WCL: A glimpse of old-time radio
by Sam Whiting, Entertainment, San Francisco Chronicle

"I'm surprised more people don't know about it because it is such a quintessentially Bay Area event and tons better than going to a movie," says Maryann Miller Novak, 48, an Oakland city planner who has been coming for four or five years. "I find it very addictive. It's sort of like going to a really good dinner party. You come away with a new perspective."


In Praise of West Coast Live
by James Fallows, Atlantic Monthly

"Instead of skits and monologues it has interviews conducted by Thomson -- and at the moment I can't think of anyone who is his equal at getting guests off their normal schtick and talking about something interesting and surprising. (Ie: the opposite of Larry King.) He does it without notes, but obviously with careful preparation and with enough time to get the guest away from anything like a canned theme."

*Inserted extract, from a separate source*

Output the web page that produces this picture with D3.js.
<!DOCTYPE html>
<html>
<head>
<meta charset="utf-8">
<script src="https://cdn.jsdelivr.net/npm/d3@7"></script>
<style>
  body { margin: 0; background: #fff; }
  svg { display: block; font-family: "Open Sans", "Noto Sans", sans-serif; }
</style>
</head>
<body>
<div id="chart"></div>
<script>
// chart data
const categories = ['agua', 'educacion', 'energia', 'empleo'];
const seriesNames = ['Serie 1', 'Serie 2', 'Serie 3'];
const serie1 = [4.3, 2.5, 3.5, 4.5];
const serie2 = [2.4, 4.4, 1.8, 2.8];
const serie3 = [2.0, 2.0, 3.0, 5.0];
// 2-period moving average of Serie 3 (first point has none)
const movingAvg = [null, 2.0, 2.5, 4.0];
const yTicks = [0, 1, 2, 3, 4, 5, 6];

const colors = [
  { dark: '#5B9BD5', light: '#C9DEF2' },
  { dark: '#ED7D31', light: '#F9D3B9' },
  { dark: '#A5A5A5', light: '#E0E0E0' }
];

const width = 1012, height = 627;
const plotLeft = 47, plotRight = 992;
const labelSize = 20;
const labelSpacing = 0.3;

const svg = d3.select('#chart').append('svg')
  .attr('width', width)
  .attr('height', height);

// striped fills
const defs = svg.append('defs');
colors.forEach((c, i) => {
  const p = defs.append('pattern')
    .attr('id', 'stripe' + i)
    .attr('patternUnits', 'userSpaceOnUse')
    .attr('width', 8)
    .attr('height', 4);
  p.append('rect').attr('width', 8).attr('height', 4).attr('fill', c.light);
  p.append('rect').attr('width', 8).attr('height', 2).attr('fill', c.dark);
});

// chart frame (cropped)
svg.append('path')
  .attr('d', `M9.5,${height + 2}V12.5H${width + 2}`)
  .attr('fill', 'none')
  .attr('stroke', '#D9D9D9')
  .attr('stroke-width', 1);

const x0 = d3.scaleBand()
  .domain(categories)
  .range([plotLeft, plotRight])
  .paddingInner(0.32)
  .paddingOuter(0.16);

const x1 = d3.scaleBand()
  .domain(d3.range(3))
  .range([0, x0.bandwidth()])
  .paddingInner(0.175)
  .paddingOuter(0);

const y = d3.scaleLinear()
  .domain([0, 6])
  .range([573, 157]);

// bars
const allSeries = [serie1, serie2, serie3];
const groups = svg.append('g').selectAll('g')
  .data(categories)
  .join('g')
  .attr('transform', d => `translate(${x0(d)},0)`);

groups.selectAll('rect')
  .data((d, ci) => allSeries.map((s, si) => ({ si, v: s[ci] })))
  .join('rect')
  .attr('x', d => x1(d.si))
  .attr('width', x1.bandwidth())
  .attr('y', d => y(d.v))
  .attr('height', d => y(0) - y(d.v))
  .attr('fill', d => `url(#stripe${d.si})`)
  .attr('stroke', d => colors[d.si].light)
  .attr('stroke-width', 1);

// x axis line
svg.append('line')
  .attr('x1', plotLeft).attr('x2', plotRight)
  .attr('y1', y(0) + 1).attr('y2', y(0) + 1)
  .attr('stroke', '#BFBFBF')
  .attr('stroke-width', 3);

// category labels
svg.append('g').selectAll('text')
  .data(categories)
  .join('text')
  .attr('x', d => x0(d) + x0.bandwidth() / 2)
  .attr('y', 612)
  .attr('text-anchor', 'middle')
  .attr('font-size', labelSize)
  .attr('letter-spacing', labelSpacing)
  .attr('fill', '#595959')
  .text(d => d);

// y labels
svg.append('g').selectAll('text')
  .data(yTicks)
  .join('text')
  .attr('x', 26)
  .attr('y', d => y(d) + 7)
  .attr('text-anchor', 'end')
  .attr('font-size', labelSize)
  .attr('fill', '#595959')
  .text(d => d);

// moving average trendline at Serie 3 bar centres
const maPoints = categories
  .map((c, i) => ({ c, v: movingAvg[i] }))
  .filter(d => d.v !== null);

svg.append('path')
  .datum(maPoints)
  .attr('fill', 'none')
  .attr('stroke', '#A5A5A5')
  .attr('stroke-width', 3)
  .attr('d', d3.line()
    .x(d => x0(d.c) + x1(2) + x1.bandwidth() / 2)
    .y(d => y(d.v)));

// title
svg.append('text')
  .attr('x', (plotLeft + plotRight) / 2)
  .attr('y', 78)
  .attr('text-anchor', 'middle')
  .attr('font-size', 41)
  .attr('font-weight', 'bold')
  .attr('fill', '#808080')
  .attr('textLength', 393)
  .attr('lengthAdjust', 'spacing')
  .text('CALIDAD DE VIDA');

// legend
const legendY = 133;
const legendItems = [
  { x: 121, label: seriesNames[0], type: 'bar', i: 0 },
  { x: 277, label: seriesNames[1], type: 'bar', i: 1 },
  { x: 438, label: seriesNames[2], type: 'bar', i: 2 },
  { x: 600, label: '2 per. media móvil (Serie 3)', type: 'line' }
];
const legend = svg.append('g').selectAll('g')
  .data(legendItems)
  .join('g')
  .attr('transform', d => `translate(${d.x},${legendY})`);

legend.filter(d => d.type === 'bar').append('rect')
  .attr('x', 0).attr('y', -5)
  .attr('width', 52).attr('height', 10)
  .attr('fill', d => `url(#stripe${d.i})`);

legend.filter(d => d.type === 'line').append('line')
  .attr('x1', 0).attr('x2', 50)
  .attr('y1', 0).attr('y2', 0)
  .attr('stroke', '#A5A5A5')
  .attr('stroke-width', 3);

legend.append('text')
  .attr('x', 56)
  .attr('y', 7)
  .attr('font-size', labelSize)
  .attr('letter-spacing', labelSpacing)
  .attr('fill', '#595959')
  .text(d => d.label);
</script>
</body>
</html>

Radio Show Makes Cultural Waves
by Rick DelVecchio, East Bay Life, San Francisco Chronicle

"What gives the wavy procedure gravity is Thomson's interviewing. It's a skill he's famous for in public broadcasting. He works with a pace, temper and volume so unobtrusive as to seem almost ambient, like the fog. For a long time, the host with the voice of a gently bowed upright bass didn't even mention his name on the show."